THE ’NETTE EFFECT: Some things better left in the past
My vacationing friend Monica was headed back to New York and the must-have item for my two sisters is usually “blocks of magnesia”; that’s their chalky fix.
It’s a strange addiction that has befallen the Connell sisters. For some reason we seem unable to resist the allure of this pure white stuff and it is a taste that is hard to explain. Pressed for time, I found out that the scarce substance could be obtained from one of the “Indian shops”.
I immediately made my way to one. I reckoned I would have about 30 minutes to spare if I was “despatched” in quick time. I was amazed that once I set foot in the place, it was as though time had stood still. With one whiff I instantly recognised the cacophony of smells that included sugar, feed and Bajan sweets.
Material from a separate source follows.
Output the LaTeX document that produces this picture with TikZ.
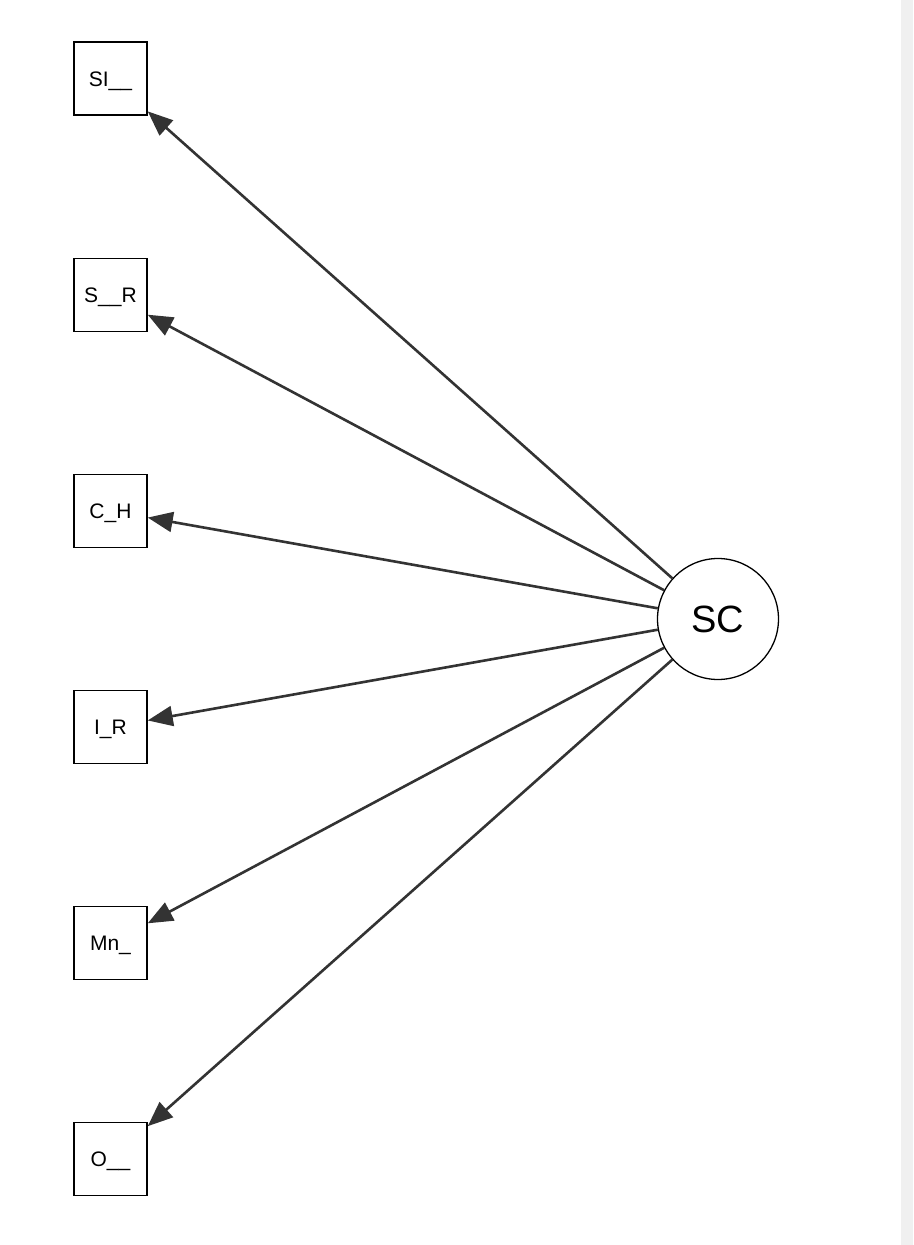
\documentclass[tikz,border=0pt]{standalone}
\usepackage{fontspec}
\setmainfont{Liberation Sans}
\usetikzlibrary{arrows.meta}
\definecolor{edgegray}{HTML}{333333}
\definecolor{stripgray}{HTML}{F0F0F0}
\tikzset{
  obs/.style={draw=black, line width=1.5pt, fill=white, minimum width=73pt, minimum height=73pt, inner sep=0pt, text height=15pt, text depth=0pt, font=\fontsize{21pt}{23pt}\selectfont},
  lat/.style={draw=black, line width=1.3pt, fill=white, circle, minimum size=121pt, inner sep=0pt, font=\fontsize{38pt}{40pt}\selectfont},
  load/.style={draw=edgegray, line width=2.6pt, -{Triangle[length=25pt,width=20pt]}}
}
\begin{document}
\begin{tikzpicture}[x=1pt,y=-1pt]
\useasboundingbox (0,0) rectangle (913,1245);
\fill[white] (0,0) rectangle (901,1245);
\fill[stripgray] (901,0) rectangle (913,1245);
\node[obs] (SI) at (110.5,78.5) {SI\_\_};
\node[obs] (SR) at (110.5,295) {S\_\_R};
\node[obs] (CH) at (110.5,511) {C\_H};
\node[obs] (IR) at (110.5,727) {I\_R};
\node[obs] (Mn) at (110.5,943) {Mn\_};
\node[obs] (O) at (110.5,1159) {O\_\_};
\node[lat] (SC) at (718,619) {SC};
\foreach \t in {SI,SR,CH,IR,Mn,O} {
  \draw[load] (SC) -- (\t);
}
\end{tikzpicture}
\end{document}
The aromas drifted up my nostrils.
The narrow space between the counter and the entrance ran the length of the long counter from end to end. The space was at a premium. Light filtered through the openings up high but somehow the place remained dark. Since it was such a throwback to my childhood, it took me back to the days when the adults sent you “by Miss Zeffers shop” in Deacons for any of a number of things – rice, flour, pigtails.
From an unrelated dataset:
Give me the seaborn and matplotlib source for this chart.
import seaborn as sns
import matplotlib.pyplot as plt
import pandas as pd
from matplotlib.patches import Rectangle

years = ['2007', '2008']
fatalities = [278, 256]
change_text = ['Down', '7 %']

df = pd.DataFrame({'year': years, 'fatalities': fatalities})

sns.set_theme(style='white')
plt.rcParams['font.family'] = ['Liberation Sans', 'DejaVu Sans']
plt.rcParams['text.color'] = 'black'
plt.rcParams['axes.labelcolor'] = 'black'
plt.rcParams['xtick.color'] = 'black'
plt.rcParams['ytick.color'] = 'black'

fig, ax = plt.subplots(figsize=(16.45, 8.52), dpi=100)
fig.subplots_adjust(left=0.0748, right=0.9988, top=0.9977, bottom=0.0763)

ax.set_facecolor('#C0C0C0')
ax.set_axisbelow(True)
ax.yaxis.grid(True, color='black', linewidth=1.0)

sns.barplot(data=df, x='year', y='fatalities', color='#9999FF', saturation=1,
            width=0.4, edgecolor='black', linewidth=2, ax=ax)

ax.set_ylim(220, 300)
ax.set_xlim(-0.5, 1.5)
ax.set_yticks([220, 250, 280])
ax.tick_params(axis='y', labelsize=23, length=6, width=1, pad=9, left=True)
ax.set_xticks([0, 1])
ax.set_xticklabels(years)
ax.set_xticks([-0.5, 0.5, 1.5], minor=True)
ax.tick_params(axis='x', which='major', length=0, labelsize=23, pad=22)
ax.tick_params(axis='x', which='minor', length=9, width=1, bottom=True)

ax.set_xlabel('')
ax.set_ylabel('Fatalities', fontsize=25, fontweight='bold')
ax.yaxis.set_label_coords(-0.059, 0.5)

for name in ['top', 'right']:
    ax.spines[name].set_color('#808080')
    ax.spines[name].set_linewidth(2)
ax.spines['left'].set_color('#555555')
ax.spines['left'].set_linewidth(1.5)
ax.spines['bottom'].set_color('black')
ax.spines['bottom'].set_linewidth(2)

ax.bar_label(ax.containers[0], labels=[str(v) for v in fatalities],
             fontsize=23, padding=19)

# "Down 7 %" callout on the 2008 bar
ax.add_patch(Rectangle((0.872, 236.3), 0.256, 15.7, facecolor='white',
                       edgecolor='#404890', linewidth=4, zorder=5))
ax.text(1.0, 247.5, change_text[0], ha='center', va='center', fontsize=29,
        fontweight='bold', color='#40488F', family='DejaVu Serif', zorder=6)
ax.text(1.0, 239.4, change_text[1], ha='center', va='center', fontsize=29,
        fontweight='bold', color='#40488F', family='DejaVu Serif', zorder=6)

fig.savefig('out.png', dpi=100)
The items were securely wrapped in that thick brown or grey biodegradable paper and tinned cans were recycled into cups, measuring cups or containers for storage.
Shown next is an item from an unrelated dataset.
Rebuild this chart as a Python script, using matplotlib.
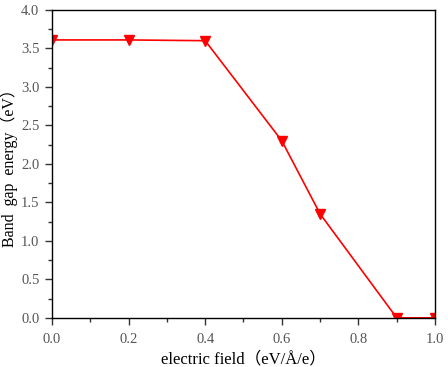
import numpy as np
import matplotlib
matplotlib.use('Agg')
import matplotlib.pyplot as plt
from matplotlib.ticker import MultipleLocator, FormatStrFormatter

plt.rcParams['font.family'] = ['Liberation Serif', 'Noto Sans CJK SC']

# data
field = [0.0, 0.2, 0.4, 0.6, 0.7, 0.9, 1.0]
gap = [3.61, 3.61, 3.60, 2.30, 1.35, 0.0, 0.0]

fig = plt.figure(figsize=(4.48, 3.67), dpi=100)
ax = fig.add_axes([0.116, 0.134, 0.855, 0.839])

ax.plot(field, gap, color='red', lw=1.2, marker='v', ms=6.5, mfc='red', mec='red')

ax.set_xlim(0, 1.0)
ax.set_ylim(0, 4.0)
ax.xaxis.set_major_locator(MultipleLocator(0.2))
ax.xaxis.set_minor_locator(MultipleLocator(0.1))
ax.yaxis.set_major_locator(MultipleLocator(0.5))
ax.yaxis.set_minor_locator(MultipleLocator(0.25))
ax.xaxis.set_major_formatter(FormatStrFormatter('%.1f'))
ax.yaxis.set_major_formatter(FormatStrFormatter('%.1f'))
ax.tick_params(which='both', direction='out', top=False, right=False,
               labelsize=10.5, colors='#333333', labelcolor='#555555', pad=4)
ax.tick_params(axis='x', pad=6)
ax.tick_params(which='major', length=5, width=1)
ax.tick_params(which='minor', length=3, width=1)
for s in ax.spines.values():
    s.set_linewidth(1.0)

ax.set_xlabel('electric field（eV/Å/e）', fontsize=12)
ax.set_ylabel('Band  gap  energy（eV）', fontsize=11.5)
ax.yaxis.set_label_coords(-0.088, 0.5)

fig.savefig('out.png', dpi=100)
The children had to wait while the adults were dealt with first. By the time you returned home you were accused of skylarking on the road. There were bouts of skylarking but not to the extent we were blamed for taking so long.
I had time to reflect on all this because the shop attendant, a man of mature age and apparently of Indian descent, was painstakingly and methodically filling a list handed to him by a young man.
In between he would hand some old-timer a loose cigarette or mints without much disruption to his main task as these regulars plunked down exact change and retreated with their purchases. Depending on which side you stood, you could interrupt the attendant by calling for lottery tickets and he would oblige you.
Turning back to the young man standing there, he called out the items and I presumed was ticking them off with the pen in his hand. Fifteen minutes later I realised that waiting for my items and not knowing the price was going to take a while, plus there were three others ahead of me still to be dealt with. About five minutes later I decided to abandon the errand and collect my friend for the airport; my sisters would have to make do with the few blocks my mother had already secured.
For me some things are better left in the 1970s.
That brings me to another point of regression.
Moving around the island of late has become a most sickening thing.
The overflowing garbage containers in almost every district are disgusting and a potential health risk. The garbage mounds are so huge that they are easy target for wild dogs and other animals who drag them all over the place, further compounding the issue.
Excuses from authorities, like the stench from the festering garbage, are no longer tolerable. Whether householders/Barbadians have bad waste habits, or that it is the season for garbage or game cock bring game hen, the refuse needs collecting.
It is no longer sufficient for authorities to spew blame on why there is so much garbage remaining on the streets long after it has been put out.
We are supposed to have left this type of social problem back in the 70s; that, and water outages. There is no way that in the 21st century Barbadians should be crying out for an efficient garbage pick-up, not if you are a developing country.
How is it possible to sell the island as a tourist destination and not fulfil a basic service?
Those with oversight for this vital national service must see the dire need to rectify this near crisis situation post haste.